◆ Material supplied
-- -- --

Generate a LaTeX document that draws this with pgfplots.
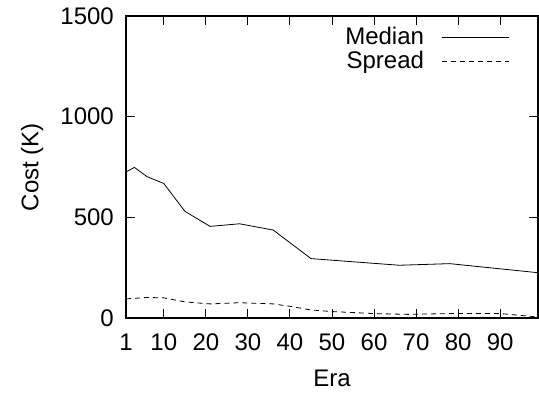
\documentclass[border=0pt]{standalone}
\usepackage{pgfplots}
\pgfplotsset{compat=1.18}
\usepackage{fontspec}
\setmainfont{Liberation Sans}
\begin{document}
\fontsize{24bp}{28bp}\selectfont
\begin{tikzpicture}
\useasboundingbox (-126bp,-75bp) rectangle (413bp,318bp);
\begin{axis}[
  at={(0,0)}, anchor=south west,
  scale only axis, width=412bp, height=302bp,
  xmin=1, xmax=99, ymin=0, ymax=1500,
  xtick={1,10,20,30,40,50,60,70,80,90},
  ytick={0,500,1000,1500},
  tick align=inside,
  major tick length=9bp,
  axis line style={line width=1.2bp},
  every tick/.style={black, line width=1bp},
  /pgf/number format/assume math mode=true,
  ticklabel style={font=\fontsize{24bp}{28bp}\selectfont},
  xticklabel style={yshift=-8bp},
  yticklabel style={xshift=-4bp},
  scaled ticks=false,
  /pgf/number format/set thousands separator={},
  xlabel={Era}, ylabel={Cost (K)},
  label style={font=\fontsize{24bp}{28bp}\selectfont},
  xlabel style={at={(axis description cs:0.5,-0.1987)}, anchor=center},
  ylabel style={at={(axis description cs:-0.228,0.5)}, anchor=center},
  legend style={at={(axis description cs:0.932,0.97)}, anchor=north east,
    draw=none, fill=none, font=\fontsize{24bp}{28bp}\selectfont,
    inner sep=0pt, row sep=-1bp},
  legend cell align=right,
  legend plot pos=right,
  legend image code/.code={\draw[#1] (0bp,0bp) -- (67bp,0bp);},
  clip=true,
]
\addplot[black, line width=0.8bp, mark=none] coordinates {
(1,725) (3,748) (6,702) (10,668) (15,530) (21,455) (28,468) (36,437) (45,295) (66,262) (78,270) (99,225)
};
\addlegendentry{Median\kern16bp}
\addplot[black, line width=0.8bp, mark=none, dash pattern=on 5bp off 4bp] coordinates {
(1,95) (6,102) (10,100) (15,80) (21,70) (28,76) (36,70) (40,58) (45,40) (50,32) (60,22) (68,18) (78,22) (90,22) (99,5)
};
\addlegendentry{Spread\kern16bp}
\end{axis}
\end{tikzpicture}
\end{document}
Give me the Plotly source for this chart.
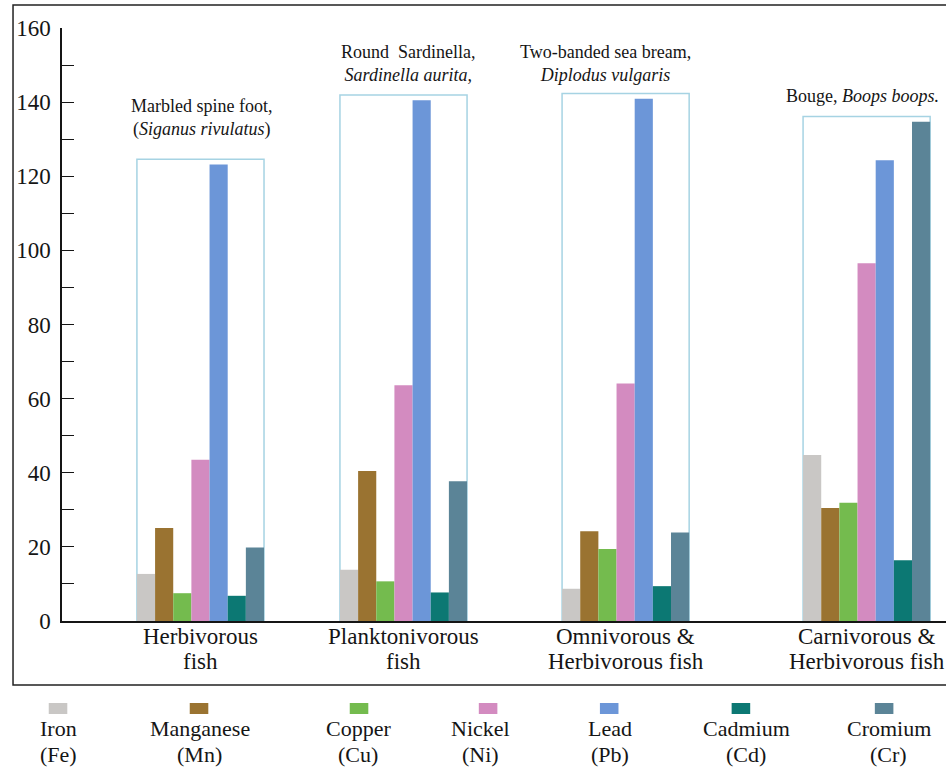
import plotly.graph_objects as go

# Heavy metal concentrations by fish feeding group
groups = [("Herbivorous", "fish"), ("Planktonivorous", "fish"),
          ("Omnivorous &", "Herbivorous fish"), ("Carnivorous &", "Herbivorous fish")]
species = ["Marbled spine foot,<br>(<i>Siganus rivulatus</i>)",
           "Round  Sardinella,<br><i>Sardinella aurita,</i>",
           "Two-banded sea bream,<br><i>Diplodus vulgaris</i>",
           "Bouge, <i>Boops boops.</i>"]
metals = ["Iron", "Manganese", "Copper", "Nickel", "Lead", "Cadmium", "Cromium"]
symbols = ["(Fe)", "(Mn)", "(Cu)", "(Ni)", "(Pb)", "(Cd)", "(Cr)"]

iron = [12.7, 13.8, 8.7, 44.8]
manganese = [25.1, 40.5, 24.2, 30.5]
copper = [7.5, 10.7, 19.4, 31.9]
nickel = [43.5, 63.6, 64.1, 96.5]
lead = [123.2, 140.5, 140.9, 124.3]
cadmium = [6.8, 7.7, 9.4, 16.4]
cromium = [19.8, 37.7, 23.9, 134.7]

series = [iron, manganese, copper, nickel, lead, cadmium, cromium]
colors = ["#c9c7c5", "#9a7331", "#74bb4e", "#d38bc0", "#6c96d8", "#0c7873", "#5b8497"]

# horizontal placement of the groups along the category axis
group_pos = [0.0, 1.0, 2.094, 3.281]
species_xshift = [1, 4, -20, -4]
species_yshift = [17, 8, 7, 9]
# legend columns (paper x) for swatches and labels
swatch_x = [-0.0045, 0.155, 0.336, 0.482, 0.619, 0.768, 0.930]
label_x = [-0.0045, 0.156, 0.335, 0.473, 0.620, 0.774, 0.935]

SERIF = "Liberation Serif, Times New Roman, serif"
INK = "#151515"

fig = go.Figure()
for name, sym, vals, col in zip(metals, symbols, series, colors):
    fig.add_trace(go.Bar(x=group_pos, y=vals, name=f"{name} {sym}",
                         marker=dict(color=col, line=dict(width=0)),
                         showlegend=False))

half = (1 - 0.374) / 2
tops = [max(v) + 1.4 for v in zip(*series)]
for gx, top in zip(group_pos, tops):
    fig.add_shape(type="rect", xref="x", yref="y", x0=gx - half, x1=gx + half,
                  y0=0, y1=top, line=dict(color="#a6d3e3", width=1.5),
                  fillcolor="rgba(0,0,0,0)", layer="below")

for gx, top, txt, dx, dy in zip(group_pos, tops, species, species_xshift, species_yshift):
    fig.add_annotation(x=gx, y=top, xref="x", yref="y", text=txt, showarrow=False,
                       xanchor="center", yanchor="bottom", xshift=dx, yshift=dy,
                       align="center", font=dict(family=SERIF, size=18, color=INK))

# two-line category labels under each group
for gx, (l1, l2) in zip(group_pos, groups):
    for txt, yy in ((l1, -0.0253), (l2, -0.0691)):
        fig.add_annotation(x=gx, y=yy, xref="x", yref="paper", text=txt, showarrow=False,
                           xanchor="center", yanchor="middle",
                           font=dict(family=SERIF, size=23, color=INK))

# outer frame
fig.add_shape(type="rect", xref="paper", yref="paper", x0=-0.0554, x1=1.02,
              y0=-0.108, y1=1.0388, line=dict(color="#222", width=1.5))

# legend: swatch above a two-line label
for sx, lx, name, sym, col in zip(swatch_x, label_x, metals, symbols, colors):
    fig.add_shape(type="rect", xref="paper", yref="paper",
                  x0=sx - 0.0105, x1=sx + 0.0105, y0=-0.1568, y1=-0.1383,
                  fillcolor=col, line=dict(width=0))
    for txt, yy in ((name, -0.1821), (sym, -0.2243)):
        fig.add_annotation(x=lx, y=yy, xref="paper", yref="paper", text=txt,
                           showarrow=False, xanchor="center", yanchor="middle",
                           font=dict(family=SERIF, size=22, color=INK))

fig.update_layout(
    width=946, height=773,
    margin=dict(l=62, r=0, t=28, b=152),
    paper_bgcolor="white", plot_bgcolor="white",
    barmode="group", bargap=0.374, bargroupgap=0,
    font=dict(family=SERIF, color=INK),
    xaxis=dict(range=[-0.682, 3.672], showticklabels=False, showgrid=False,
               zeroline=False, showline=True, linecolor=INK, linewidth=1.5, ticks=""),
    yaxis=dict(range=[0, 160], dtick=20, showgrid=False, zeroline=False,
               showline=True, linecolor=INK, linewidth=1.5,
               ticks="inside", ticklen=12, tickcolor=INK, tickwidth=1.2,
               ticklabelstandoff=5,
               minor=dict(dtick=10, ticks="inside", ticklen=12, tickcolor=INK, tickwidth=1.2),
               tickfont=dict(family=SERIF, size=23, color=INK)),
)

fig.write_html("out.html")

-- -- --

◆ Given problem
Omit each picture, then return all of the listing exactly as it stands.

◆ Answer for the task
Generate a LaTeX document that draws this with pgfplots.
\documentclass[border=0pt]{standalone}
\usepackage{pgfplots}
\pgfplotsset{compat=1.18}
\usepackage{fontspec}
\setmainfont{Liberation Sans}
\begin{document}
\fontsize{24bp}{28bp}\selectfont
\begin{tikzpicture}
\useasboundingbox (-126bp,-75bp) rectangle (413bp,318bp);
\begin{axis}[
  at={(0,0)}, anchor=south west,
  scale only axis, width=412bp, height=302bp,
  xmin=1, xmax=99, ymin=0, ymax=1500,
  xtick={1,10,20,30,40,50,60,70,80,90},
  ytick={0,500,1000,1500},
  tick align=inside,
  major tick length=9bp,
  axis line style={line width=1.2bp},
  every tick/.style={black, line width=1bp},
  /pgf/number format/assume math mode=true,
  ticklabel style={font=\fontsize{24bp}{28bp}\selectfont},
  xticklabel style={yshift=-8bp},
  yticklabel style={xshift=-4bp},
  scaled ticks=false,
  /pgf/number format/set thousands separator={},
  xlabel={Era}, ylabel={Cost (K)},
  label style={font=\fontsize{24bp}{28bp}\selectfont},
  xlabel style={at={(axis description cs:0.5,-0.1987)}, anchor=center},
  ylabel style={at={(axis description cs:-0.228,0.5)}, anchor=center},
  legend style={at={(axis description cs:0.932,0.97)}, anchor=north east,
    draw=none, fill=none, font=\fontsize{24bp}{28bp}\selectfont,
    inner sep=0pt, row sep=-1bp},
  legend cell align=right,
  legend plot pos=right,
  legend image code/.code={\draw[#1] (0bp,0bp) -- (67bp,0bp);},
  clip=true,
]
\addplot[black, line width=0.8bp, mark=none] coordinates {
(1,725) (3,748) (6,702) (10,668) (15,530) (21,455) (28,468) (36,437) (45,295) (66,262) (78,270) (99,225)
};
\addlegendentry{Median\kern16bp}
\addplot[black, line width=0.8bp, mark=none, dash pattern=on 5bp off 4bp] coordinates {
(1,95) (6,102) (10,100) (15,80) (21,70) (28,76) (36,70) (40,58) (45,40) (50,32) (60,22) (68,18) (78,22) (90,22) (99,5)
};
\addlegendentry{Spread\kern16bp}
\end{axis}
\end{tikzpicture}
\end{document}
Give me the Plotly source for this chart.
import plotly.graph_objects as go

# Heavy metal concentrations by fish feeding group
groups = [("Herbivorous", "fish"), ("Planktonivorous", "fish"),
          ("Omnivorous &", "Herbivorous fish"), ("Carnivorous &", "Herbivorous fish")]
species = ["Marbled spine foot,<br>(<i>Siganus rivulatus</i>)",
           "Round  Sardinella,<br><i>Sardinella aurita,</i>",
           "Two-banded sea bream,<br><i>Diplodus vulgaris</i>",
           "Bouge, <i>Boops boops.</i>"]
metals = ["Iron", "Manganese", "Copper", "Nickel", "Lead", "Cadmium", "Cromium"]
symbols = ["(Fe)", "(Mn)", "(Cu)", "(Ni)", "(Pb)", "(Cd)", "(Cr)"]

iron = [12.7, 13.8, 8.7, 44.8]
manganese = [25.1, 40.5, 24.2, 30.5]
copper = [7.5, 10.7, 19.4, 31.9]
nickel = [43.5, 63.6, 64.1, 96.5]
lead = [123.2, 140.5, 140.9, 124.3]
cadmium = [6.8, 7.7, 9.4, 16.4]
cromium = [19.8, 37.7, 23.9, 134.7]

series = [iron, manganese, copper, nickel, lead, cadmium, cromium]
colors = ["#c9c7c5", "#9a7331", "#74bb4e", "#d38bc0", "#6c96d8", "#0c7873", "#5b8497"]

# horizontal placement of the groups along the category axis
group_pos = [0.0, 1.0, 2.094, 3.281]
species_xshift = [1, 4, -20, -4]
species_yshift = [17, 8, 7, 9]
# legend columns (paper x) for swatches and labels
swatch_x = [-0.0045, 0.155, 0.336, 0.482, 0.619, 0.768, 0.930]
label_x = [-0.0045, 0.156, 0.335, 0.473, 0.620, 0.774, 0.935]

SERIF = "Liberation Serif, Times New Roman, serif"
INK = "#151515"

fig = go.Figure()
for name, sym, vals, col in zip(metals, symbols, series, colors):
    fig.add_trace(go.Bar(x=group_pos, y=vals, name=f"{name} {sym}",
                         marker=dict(color=col, line=dict(width=0)),
                         showlegend=False))

half = (1 - 0.374) / 2
tops = [max(v) + 1.4 for v in zip(*series)]
for gx, top in zip(group_pos, tops):
    fig.add_shape(type="rect", xref="x", yref="y", x0=gx - half, x1=gx + half,
                  y0=0, y1=top, line=dict(color="#a6d3e3", width=1.5),
                  fillcolor="rgba(0,0,0,0)", layer="below")

for gx, top, txt, dx, dy in zip(group_pos, tops, species, species_xshift, species_yshift):
    fig.add_annotation(x=gx, y=top, xref="x", yref="y", text=txt, showarrow=False,
                       xanchor="center", yanchor="bottom", xshift=dx, yshift=dy,
                       align="center", font=dict(family=SERIF, size=18, color=INK))

# two-line category labels under each group
for gx, (l1, l2) in zip(group_pos, groups):
    for txt, yy in ((l1, -0.0253), (l2, -0.0691)):
        fig.add_annotation(x=gx, y=yy, xref="x", yref="paper", text=txt, showarrow=False,
                           xanchor="center", yanchor="middle",
                           font=dict(family=SERIF, size=23, color=INK))

# outer frame
fig.add_shape(type="rect", xref="paper", yref="paper", x0=-0.0554, x1=1.02,
              y0=-0.108, y1=1.0388, line=dict(color="#222", width=1.5))

# legend: swatch above a two-line label
for sx, lx, name, sym, col in zip(swatch_x, label_x, metals, symbols, colors):
    fig.add_shape(type="rect", xref="paper", yref="paper",
                  x0=sx - 0.0105, x1=sx + 0.0105, y0=-0.1568, y1=-0.1383,
                  fillcolor=col, line=dict(width=0))
    for txt, yy in ((name, -0.1821), (sym, -0.2243)):
        fig.add_annotation(x=lx, y=yy, xref="paper", yref="paper", text=txt,
                           showarrow=False, xanchor="center", yanchor="middle",
                           font=dict(family=SERIF, size=22, color=INK))

fig.update_layout(
    width=946, height=773,
    margin=dict(l=62, r=0, t=28, b=152),
    paper_bgcolor="white", plot_bgcolor="white",
    barmode="group", bargap=0.374, bargroupgap=0,
    font=dict(family=SERIF, color=INK),
    xaxis=dict(range=[-0.682, 3.672], showticklabels=False, showgrid=False,
               zeroline=False, showline=True, linecolor=INK, linewidth=1.5, ticks=""),
    yaxis=dict(range=[0, 160], dtick=20, showgrid=False, zeroline=False,
               showline=True, linecolor=INK, linewidth=1.5,
               ticks="inside", ticklen=12, tickcolor=INK, tickwidth=1.2,
               ticklabelstandoff=5,
               minor=dict(dtick=10, ticks="inside", ticklen=12, tickcolor=INK, tickwidth=1.2),
               tickfont=dict(family=SERIF, size=23, color=INK)),
)

fig.write_html("out.html")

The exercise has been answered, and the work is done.